▶ [Goal]: Look through the records that follow. Copy every line containing the word "matplotlib".

▶ [Supplied records]:
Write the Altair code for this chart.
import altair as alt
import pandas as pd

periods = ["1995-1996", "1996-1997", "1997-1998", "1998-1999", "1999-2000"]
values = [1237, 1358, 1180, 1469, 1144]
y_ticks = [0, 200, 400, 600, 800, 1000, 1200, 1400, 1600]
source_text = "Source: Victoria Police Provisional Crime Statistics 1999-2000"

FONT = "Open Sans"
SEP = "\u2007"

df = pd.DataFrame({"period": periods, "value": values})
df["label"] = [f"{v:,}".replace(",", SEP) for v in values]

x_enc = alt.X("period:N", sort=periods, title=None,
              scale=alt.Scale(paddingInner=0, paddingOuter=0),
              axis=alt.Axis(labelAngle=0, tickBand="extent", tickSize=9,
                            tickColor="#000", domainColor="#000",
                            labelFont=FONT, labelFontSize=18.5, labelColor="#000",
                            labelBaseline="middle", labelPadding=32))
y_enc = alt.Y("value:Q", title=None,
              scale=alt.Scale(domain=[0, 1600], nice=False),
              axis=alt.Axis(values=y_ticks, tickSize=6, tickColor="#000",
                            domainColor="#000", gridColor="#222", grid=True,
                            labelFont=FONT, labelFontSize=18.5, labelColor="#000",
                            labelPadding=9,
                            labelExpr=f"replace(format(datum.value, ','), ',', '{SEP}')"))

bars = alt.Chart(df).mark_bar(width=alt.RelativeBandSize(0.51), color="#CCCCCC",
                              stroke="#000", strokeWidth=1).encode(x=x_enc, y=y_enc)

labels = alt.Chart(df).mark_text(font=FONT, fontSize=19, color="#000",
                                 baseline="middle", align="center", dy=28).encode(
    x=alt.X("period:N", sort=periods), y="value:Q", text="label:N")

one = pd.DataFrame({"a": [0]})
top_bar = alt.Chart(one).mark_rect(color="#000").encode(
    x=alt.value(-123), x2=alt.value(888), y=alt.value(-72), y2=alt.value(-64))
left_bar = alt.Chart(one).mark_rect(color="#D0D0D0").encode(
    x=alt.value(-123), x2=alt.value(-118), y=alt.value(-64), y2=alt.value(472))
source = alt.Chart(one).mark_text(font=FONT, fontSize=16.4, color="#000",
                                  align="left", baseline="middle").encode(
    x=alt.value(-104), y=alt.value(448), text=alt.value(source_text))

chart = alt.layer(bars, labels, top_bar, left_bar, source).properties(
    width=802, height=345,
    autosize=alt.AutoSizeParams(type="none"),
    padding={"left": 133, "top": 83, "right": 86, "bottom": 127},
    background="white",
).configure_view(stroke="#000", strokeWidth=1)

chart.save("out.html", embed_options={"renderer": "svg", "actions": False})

--

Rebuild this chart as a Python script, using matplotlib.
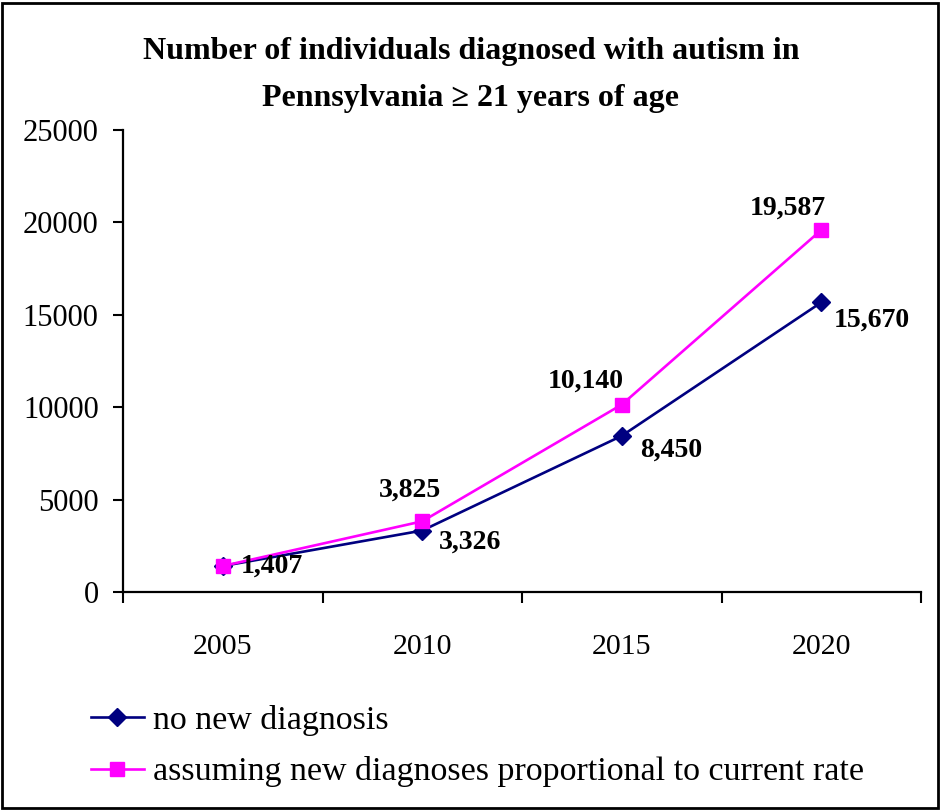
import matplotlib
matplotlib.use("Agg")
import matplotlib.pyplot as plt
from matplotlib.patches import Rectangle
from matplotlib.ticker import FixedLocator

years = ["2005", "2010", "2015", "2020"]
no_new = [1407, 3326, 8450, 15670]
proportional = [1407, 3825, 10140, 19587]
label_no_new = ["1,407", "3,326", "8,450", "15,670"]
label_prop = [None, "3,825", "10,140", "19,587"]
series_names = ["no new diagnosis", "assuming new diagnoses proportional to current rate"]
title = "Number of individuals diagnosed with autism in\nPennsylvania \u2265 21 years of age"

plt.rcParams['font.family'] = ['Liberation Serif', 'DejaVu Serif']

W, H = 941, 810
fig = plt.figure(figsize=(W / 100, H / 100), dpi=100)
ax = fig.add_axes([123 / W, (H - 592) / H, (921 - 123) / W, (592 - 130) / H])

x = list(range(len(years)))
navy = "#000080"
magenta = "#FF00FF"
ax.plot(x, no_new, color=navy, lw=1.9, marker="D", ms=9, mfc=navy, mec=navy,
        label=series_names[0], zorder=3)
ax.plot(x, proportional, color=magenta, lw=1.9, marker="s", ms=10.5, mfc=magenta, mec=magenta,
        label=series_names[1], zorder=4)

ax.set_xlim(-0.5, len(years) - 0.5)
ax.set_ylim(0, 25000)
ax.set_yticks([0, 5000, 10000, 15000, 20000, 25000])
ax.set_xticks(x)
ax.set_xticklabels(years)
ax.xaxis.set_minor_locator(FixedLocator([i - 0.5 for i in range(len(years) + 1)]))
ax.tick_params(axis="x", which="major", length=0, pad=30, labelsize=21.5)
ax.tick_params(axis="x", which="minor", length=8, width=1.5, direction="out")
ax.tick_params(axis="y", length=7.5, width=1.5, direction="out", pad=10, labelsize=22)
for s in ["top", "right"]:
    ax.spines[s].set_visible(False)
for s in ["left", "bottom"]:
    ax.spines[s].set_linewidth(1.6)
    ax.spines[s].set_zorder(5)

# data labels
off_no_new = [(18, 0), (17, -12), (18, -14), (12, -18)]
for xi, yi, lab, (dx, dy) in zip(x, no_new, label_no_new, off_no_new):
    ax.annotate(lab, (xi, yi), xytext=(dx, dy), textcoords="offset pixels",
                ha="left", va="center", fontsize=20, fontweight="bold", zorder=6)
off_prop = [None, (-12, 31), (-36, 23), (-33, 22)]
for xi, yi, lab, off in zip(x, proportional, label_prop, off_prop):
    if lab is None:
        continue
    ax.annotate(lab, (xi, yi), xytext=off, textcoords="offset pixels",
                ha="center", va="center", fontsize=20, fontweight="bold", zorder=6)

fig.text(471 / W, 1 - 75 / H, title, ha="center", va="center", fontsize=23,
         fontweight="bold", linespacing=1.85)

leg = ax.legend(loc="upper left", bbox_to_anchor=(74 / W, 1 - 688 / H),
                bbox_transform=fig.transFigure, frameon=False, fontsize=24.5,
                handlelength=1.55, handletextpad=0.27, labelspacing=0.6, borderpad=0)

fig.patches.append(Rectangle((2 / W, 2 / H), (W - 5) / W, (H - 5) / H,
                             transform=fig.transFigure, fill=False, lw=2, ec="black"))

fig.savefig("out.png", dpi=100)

==

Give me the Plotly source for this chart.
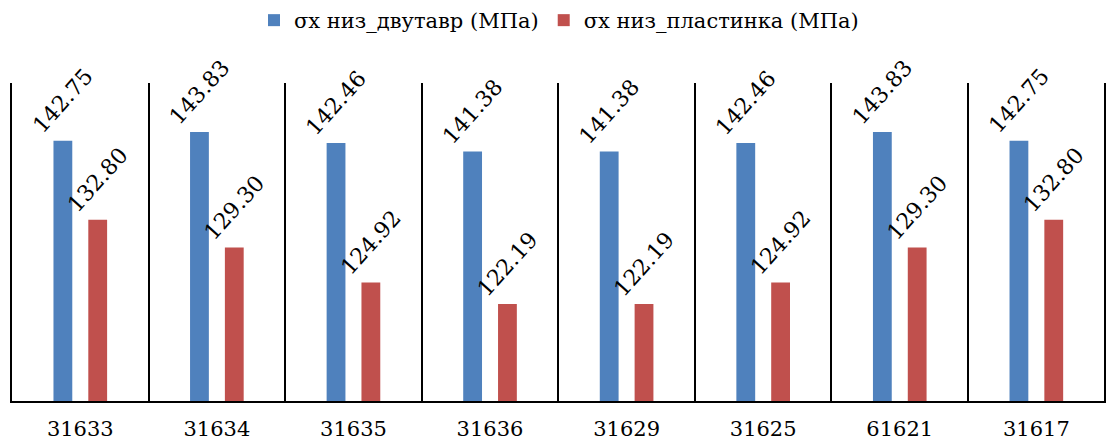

▶ [Result below]:
Rebuild this chart as a Python script, using matplotlib.
import matplotlib
matplotlib.use("Agg")
import matplotlib.pyplot as plt
from matplotlib.patches import Rectangle
from matplotlib.ticker import FixedLocator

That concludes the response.